The AMP alliance is likely to form government in its own right. In earlier counting it looked as if it might need to form a coalition with one or both or two smaller groups, the Democratic Party and the Development Democratic Forum, a collection of a number of parties.

After 95 per cent of the vote had been counted, the AMP alliance was looking set to have a clear majority in the 65 seat legislature. The most recent figures on Sunday had AMP with 34 seats and Fretilin on 23, with the Democratic Party on five and FDD three.

Once the government is set, Gusmao must resume negotiations with oil companies, including Australian Securities Exchange listed Woodside and US group ConocoPhilips, about exploiting an estimated $10 billion in energy reserves in the Greater Sunrise basin that Timor-Leste now controls. Timor-Leste inked a new maritime agreement with Australia in the lead-up to the poll, replacing the 2004 deal that Timor-Leste had argued was unfair and which was ripped up by a UN court in 2018.

Timor's present reserves, the country's major source of income that are now being pumped, are forecast to run out as early as 2026. The sticking point has been Gusmao's long held dream of bringing the pipeline to East Timor's remote southern cost, a promise repeated during the campaign, and the oil companies' view that this is not financially viable and they would only proceed if a pipelines went to Darwin.

"After yesterday's election with over 80 per cent of the vote counted it's clear that the AMP alliance is in the lead currently with 48 per cent of the national vote followed by Fretilin with about 35 per cent of the national vote. Two other smaller parties are also likely to secure seats," Michael Leach, Professor of Politics at Melbourne's Swinburne University who is in Dili as an election observer, told Fairfax Media.

"We will have to wait for the final vote count to see a seat distribution, which will determine whether the AMP alliance gets a 33-seat majority in its own right, or the possible scenarios for a multi-party coalition government."

The FDD proved to be the dark horse in the race, its improved vote potentially the difference between an AMP or Fretilin coalition.

"My vote is very important for this country and for my people, Silvano, a 23 year old university student who lives in the mountain town of Ermera told Fairfax Media.

"I voted for the FDD because the presented real policy program including the urgent provision of clean water, better roads and housing for poor people."

Daniel Pires, who voted for AMP said he wanted to see the group develop the economy, culture, education and health "to develop this country like other countries".

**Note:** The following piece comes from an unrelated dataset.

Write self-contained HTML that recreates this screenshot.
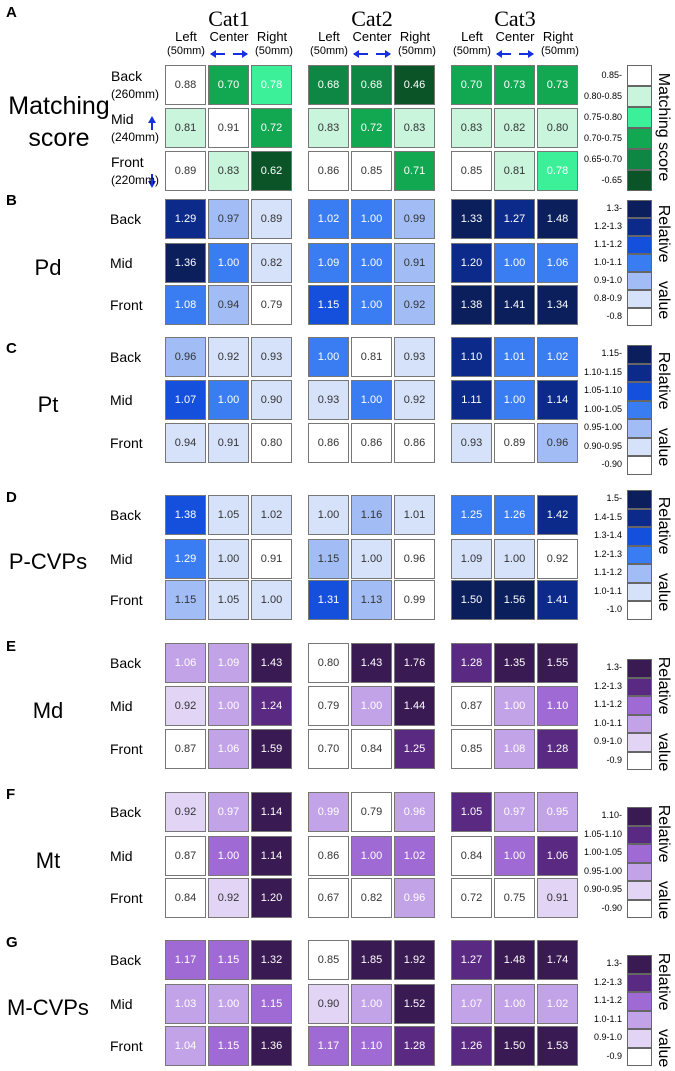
<!DOCTYPE html>
<html><head><meta charset="utf-8"><style>
body{margin:0;background:#fff;}
#c{position:relative;width:675px;height:1071px;font-family:"Liberation Sans",sans-serif;overflow:hidden;}
.a{position:absolute;}
.cell{position:absolute;box-sizing:border-box;border:1px solid #777;font-size:11px;display:flex;align-items:center;justify-content:center;}
.lab{position:absolute;font-size:14px;}
.sl{position:absolute;font-weight:bold;font-size:15px;}
.lt{position:absolute;font-size:9px;text-align:right;width:50px;}
.lb{position:absolute;box-sizing:border-box;border:1px solid #666;}
.rt{position:absolute;font-size:16px;transform:rotate(90deg);transform-origin:center;white-space:nowrap;}
</style></head><body><div id="c"></div>
<script>
const sectionNames=["Matching score","Pd","Pt","P-CVPs","Md","Mt","M-CVPs"];
const sectionLetters=["A","B","C","D","E","F","G"];
const rowNames=["Back","Mid","Front"];
const catNames=["Cat1","Cat2","Cat3"];
const valsA=[[0.88,0.70,0.78,0.68,0.68,0.46,0.70,0.73,0.73],[0.81,0.91,0.72,0.83,0.72,0.83,0.83,0.82,0.80],[0.89,0.83,0.62,0.86,0.85,0.71,0.85,0.81,0.78]];
const valsB=[[1.29,0.97,0.89,1.02,1.00,0.99,1.33,1.27,1.48],[1.36,1.00,0.82,1.09,1.00,0.91,1.20,1.00,1.06],[1.08,0.94,0.79,1.15,1.00,0.92,1.38,1.41,1.34]];
const valsC=[[0.96,0.92,0.93,1.00,0.81,0.93,1.10,1.01,1.02],[1.07,1.00,0.90,0.93,1.00,0.92,1.11,1.00,1.14],[0.94,0.91,0.80,0.86,0.86,0.86,0.93,0.89,0.96]];
const valsD=[[1.38,1.05,1.02,1.00,1.16,1.01,1.25,1.26,1.42],[1.29,1.00,0.91,1.15,1.00,0.96,1.09,1.00,0.92],[1.15,1.05,1.00,1.31,1.13,0.99,1.50,1.56,1.41]];
const valsE=[[1.06,1.09,1.43,0.80,1.43,1.76,1.28,1.35,1.55],[0.92,1.00,1.24,0.79,1.00,1.44,0.87,1.00,1.10],[0.87,1.06,1.59,0.70,0.84,1.25,0.85,1.08,1.28]];
const valsF=[[0.92,0.97,1.14,0.99,0.79,0.96,1.05,0.97,0.95],[0.87,1.00,1.14,0.86,1.00,1.02,0.84,1.00,1.06],[0.84,0.92,1.20,0.67,0.82,0.96,0.72,0.75,0.91]];
const valsG=[[1.17,1.15,1.32,0.85,1.85,1.92,1.27,1.48,1.74],[1.03,1.00,1.15,0.90,1.00,1.52,1.07,1.00,1.02],[1.04,1.15,1.36,1.17,1.10,1.28,1.26,1.50,1.53]];
const thrA=[0.85,0.80,0.75,0.70,0.65];
const thrB=[1.3,1.2,1.1,1.0,0.9,0.8];
const thrC=[1.15,1.10,1.05,1.00,0.95,0.90];
const thrD=[1.5,1.4,1.3,1.2,1.1,1.0];
const thrE=[1.3,1.2,1.1,1.0,0.9];
const thrF=[1.10,1.05,1.00,0.95,0.90];
const legA=["0.85-","0.80-0.85","0.75-0.80","0.70-0.75","0.65-0.70","-0.65"];
const legB=["1.3-","1.2-1.3","1.1-1.2","1.0-1.1","0.9-1.0","0.8-0.9","-0.8"];
const legC=["1.15-","1.10-1.15","1.05-1.10","1.00-1.05","0.95-1.00","0.90-0.95","-0.90"];
const legD=["1.5-","1.4-1.5","1.3-1.4","1.2-1.3","1.1-1.2","1.0-1.1","-1.0"];
const legE=["1.3-","1.2-1.3","1.1-1.2","1.0-1.1","0.9-1.0","-0.9"];
const legF=["1.10-","1.05-1.10","1.00-1.05","0.95-1.00","0.90-0.95","-0.90"];
const green=["#ffffff","#c8f5dc","#3cf09a","#12a851","#0d8743","#0a5428"];
const blue7=["#0a1f5c","#0b2a8a","#1450dc","#3a7cf2","#a2bdf5","#d6e2fa","#ffffff"];
const purple=["#3a1a52","#5a2a82","#a06ad4","#c3a3e8","#e2d4f5","#ffffff"];
const secs=[
 {v:valsA,t:thrA,c:green,l:legA,ty:[65,108,151],lt:65,lh:21,title:"Matching score",wl:2,wh:9},
 {v:valsB,t:thrB,c:blue7,l:legB,ty:[199,243,285],lt:200,lh:18,title:"Relative value",wl:0,wh:3},
 {v:valsC,t:thrC,c:blue7,l:legC,ty:[337,380,423],lt:345,lh:18.5,title:"Relative value",wl:0,wh:3},
 {v:valsD,t:thrD,c:blue7,l:legD,ty:[495,539,580],lt:490,lh:18.5,title:"Relative value",wl:0,wh:3},
 {v:valsE,t:thrE,c:purple,l:legE,ty:[643,686,729],lt:659,lh:18.5,title:"Relative value",wl:0,wh:3},
 {v:valsF,t:thrF,c:purple,l:legF,ty:[792,836,878],lt:807,lh:18.5,title:"Relative value",wl:0,wh:3},
 {v:valsG,t:thrE,c:purple,l:legE,ty:[940,984,1026],lt:955,lh:18.5,title:"Relative value",wl:0,wh:3}
];
const letterY=[4,192,340,489,638,786,934];
const titleY=[90,255,392,549,698,848,995];
const colX=[165,208,251,308,351,394,451,494,537];
const C=document.getElementById('c');
function mk(cls,txt,st){const e=document.createElement('div');e.className=cls;if(txt!==undefined)e.textContent=txt;e.style.cssText=st;C.appendChild(e);return e;}
function bin(v,t){let k=t.length;for(let i=0;i<t.length;i++){if(v>=t[i]){k=i;break;}}return k;}
catNames.forEach((n,i)=>{const e=mk('a',n,`left:${colX[i*3]}px;top:6px;width:128px;text-align:center;font-family:"Liberation Serif",serif;font-size:22px;`);

["Left","Center","Right"].forEach((s,j)=>{const h=mk('a',s,`left:${colX[i*3+j]-4}px;top:29px;width:50px;text-align:center;font-size:13px;`);});
mk('a','(50mm)',`left:${colX[i*3]-4}px;top:45px;width:50px;text-align:center;font-size:11px;`);
mk('a','(50mm)',`left:${colX[i*3+2]-2}px;top:45px;width:50px;text-align:center;font-size:11px;`);
const ar=mk('a','',`left:${colX[i*3+1]+1}px;top:47px;width:40px;height:12px;`);
ar.innerHTML='<svg width="40" height="12"><path d="M2 6H16M24 6H38" stroke="#1530e0" stroke-width="2"/><path d="M1 6L7 2V10Z M39 6L33 2V10Z" fill="#1530e0"/></svg>';

});
const va=mk('a','',`left:147px;top:116px;width:10px;height:72px;`);
va.innerHTML='<svg width="10" height="72"><path d="M5 3V14M5 58V69" stroke="#1530e0" stroke-width="2"/><path d="M5 0L1 7H9Z M5 72L1 65H9Z" fill="#1530e0"/></svg>';

const mm=["(260mm)","(240mm)","(220mm)"];
secs.forEach((s,si)=>{
 const L=mk('sl',sectionLetters[si],`left:6px;top:${letterY[si]}px;`);
 if(si===0){const T=mk('a','',`left:0px;top:${titleY[0]}px;width:118px;text-align:center;font-size:25px;line-height:32px;`);T.innerHTML='Matching<br>score';}
 else{const T=mk('a',sectionNames[si],`left:0px;top:${titleY[si]}px;width:96px;text-align:center;font-size:22px;`);}
 rowNames.forEach((r,ri)=>{
  if(si===0){const R=mk('lab','',`left:111px;top:${s.ty[ri]+3}px;line-height:17px;`);R.innerHTML=r+'<br><span style="font-size:12px">'+mm[ri]+'</span>';}
  else{const R=mk('lab',r,`left:110px;top:${s.ty[ri]+12}px;`);}
  s.v[ri].forEach((v,ci)=>{
   const k=bin(v,s.t);const col=s.c[k];
   const white=k>=s.wl&&k<=s.wh;
   const e=mk('cell',v.toFixed(2),`left:${colX[ci]}px;top:${s.ty[ri]}px;width:41px;height:40px;background:${col};color:${white?'#fff':'#333'};`);
   
  });
 });
 s.l.forEach((t,i)=>{
  const y=s.lt+i*s.lh;
  const b=mk('lb','',`left:627px;top:${y}px;width:25px;height:${s.lh}px;background:${s.c[i]};`);
  
  const x=mk('lt',t,`left:572px;top:${y+s.lh/2-6}px;`);
  
 });
 const h=s.l.length*s.lh;
 const rt=mk('rt',s.title,`left:${663-60}px;top:${s.lt+h/2-10}px;width:120px;text-align:center;word-spacing:${si===0?0:14}px;`);
 
});
</script></body></html>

What remains unclear, according to Leach, is how Gusmao will reconcile his economic preference for major projects with the grassroots approach advocated by his alliance partners.

There had been some complaints by Gusmao on polling day of voting irregularities but Leach said: "The preliminary report of the largest observer mission expressed concern over the allegations made, but has declared the process free fair and transparent, based on their own observations yesterday."

After a fractious and increasingly bitter campaign with personal insults from AMP leaders towards Fretilin leaders and the release, by the AMP, of details of tens of millions of dollars worth of single-sourced contracts to companies owned by Fretilin leaders and their families.

Neither side had made any comment at the time of publication.